**Exercise task**. Give back the lines exactly, from the first one to the line with "(147,474) -- cycle;", both ends included.

**Given material**.
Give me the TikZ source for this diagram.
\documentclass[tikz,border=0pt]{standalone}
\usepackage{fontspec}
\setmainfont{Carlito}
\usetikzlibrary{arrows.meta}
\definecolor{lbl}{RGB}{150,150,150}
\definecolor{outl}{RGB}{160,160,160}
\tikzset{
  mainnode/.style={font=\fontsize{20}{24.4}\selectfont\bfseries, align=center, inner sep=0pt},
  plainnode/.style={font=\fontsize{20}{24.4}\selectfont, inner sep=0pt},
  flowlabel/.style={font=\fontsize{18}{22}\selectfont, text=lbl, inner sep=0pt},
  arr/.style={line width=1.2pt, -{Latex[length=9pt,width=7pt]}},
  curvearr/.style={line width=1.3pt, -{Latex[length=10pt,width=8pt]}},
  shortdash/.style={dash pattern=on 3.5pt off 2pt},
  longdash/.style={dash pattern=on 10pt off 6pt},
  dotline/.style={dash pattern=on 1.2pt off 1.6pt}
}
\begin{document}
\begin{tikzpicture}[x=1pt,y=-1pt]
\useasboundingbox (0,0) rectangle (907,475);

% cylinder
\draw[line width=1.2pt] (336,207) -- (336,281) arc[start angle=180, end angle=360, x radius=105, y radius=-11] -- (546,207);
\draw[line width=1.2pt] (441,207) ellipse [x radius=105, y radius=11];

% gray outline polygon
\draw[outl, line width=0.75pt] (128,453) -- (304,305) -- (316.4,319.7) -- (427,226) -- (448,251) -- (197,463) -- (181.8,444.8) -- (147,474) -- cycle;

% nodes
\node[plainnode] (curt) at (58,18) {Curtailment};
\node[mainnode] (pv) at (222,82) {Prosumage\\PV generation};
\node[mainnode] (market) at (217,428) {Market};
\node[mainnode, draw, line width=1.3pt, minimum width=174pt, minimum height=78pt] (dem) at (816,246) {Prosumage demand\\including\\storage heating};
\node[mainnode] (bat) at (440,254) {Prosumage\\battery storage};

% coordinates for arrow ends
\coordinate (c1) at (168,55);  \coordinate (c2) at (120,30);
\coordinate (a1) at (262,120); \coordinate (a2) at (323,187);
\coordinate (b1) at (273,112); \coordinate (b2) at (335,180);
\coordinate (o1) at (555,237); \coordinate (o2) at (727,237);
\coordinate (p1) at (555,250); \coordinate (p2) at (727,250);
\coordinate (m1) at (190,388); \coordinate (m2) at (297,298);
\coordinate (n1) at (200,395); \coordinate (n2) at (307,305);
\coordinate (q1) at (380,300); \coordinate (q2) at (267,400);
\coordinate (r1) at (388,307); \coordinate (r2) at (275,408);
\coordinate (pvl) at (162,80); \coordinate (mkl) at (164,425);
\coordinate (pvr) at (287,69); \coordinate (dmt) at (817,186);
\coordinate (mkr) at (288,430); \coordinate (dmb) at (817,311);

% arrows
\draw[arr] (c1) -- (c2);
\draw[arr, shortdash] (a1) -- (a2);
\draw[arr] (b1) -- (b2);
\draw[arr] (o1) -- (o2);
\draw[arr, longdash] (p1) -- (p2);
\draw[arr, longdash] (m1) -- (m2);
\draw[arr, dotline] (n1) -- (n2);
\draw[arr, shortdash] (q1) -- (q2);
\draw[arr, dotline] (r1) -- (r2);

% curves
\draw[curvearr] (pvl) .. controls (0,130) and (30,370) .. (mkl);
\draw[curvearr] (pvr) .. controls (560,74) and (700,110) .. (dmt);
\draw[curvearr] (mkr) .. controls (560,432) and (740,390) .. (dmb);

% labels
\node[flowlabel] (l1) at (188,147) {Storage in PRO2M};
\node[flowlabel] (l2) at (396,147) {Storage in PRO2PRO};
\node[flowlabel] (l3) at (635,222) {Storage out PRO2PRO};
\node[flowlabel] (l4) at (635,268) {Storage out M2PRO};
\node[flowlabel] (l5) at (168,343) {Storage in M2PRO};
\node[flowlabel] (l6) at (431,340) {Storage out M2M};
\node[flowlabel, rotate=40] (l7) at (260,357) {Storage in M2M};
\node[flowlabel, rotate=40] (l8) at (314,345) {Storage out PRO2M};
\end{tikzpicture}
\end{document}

**Exercise output**.
Give me the TikZ source for this diagram.
\documentclass[tikz,border=0pt]{standalone}
\usepackage{fontspec}
\setmainfont{Carlito}
\usetikzlibrary{arrows.meta}
\definecolor{lbl}{RGB}{150,150,150}
\definecolor{outl}{RGB}{160,160,160}
\tikzset{
  mainnode/.style={font=\fontsize{20}{24.4}\selectfont\bfseries, align=center, inner sep=0pt},
  plainnode/.style={font=\fontsize{20}{24.4}\selectfont, inner sep=0pt},
  flowlabel/.style={font=\fontsize{18}{22}\selectfont, text=lbl, inner sep=0pt},
  arr/.style={line width=1.2pt, -{Latex[length=9pt,width=7pt]}},
  curvearr/.style={line width=1.3pt, -{Latex[length=10pt,width=8pt]}},
  shortdash/.style={dash pattern=on 3.5pt off 2pt},
  longdash/.style={dash pattern=on 10pt off 6pt},
  dotline/.style={dash pattern=on 1.2pt off 1.6pt}
}
\begin{document}
\begin{tikzpicture}[x=1pt,y=-1pt]
\useasboundingbox (0,0) rectangle (907,475);

% cylinder
\draw[line width=1.2pt] (336,207) -- (336,281) arc[start angle=180, end angle=360, x radius=105, y radius=-11] -- (546,207);
\draw[line width=1.2pt] (441,207) ellipse [x radius=105, y radius=11];

% gray outline polygon
\draw[outl, line width=0.75pt] (128,453) -- (304,305) -- (316.4,319.7) -- (427,226) -- (448,251) -- (197,463) -- (181.8,444.8) -- (147,474) -- cycle;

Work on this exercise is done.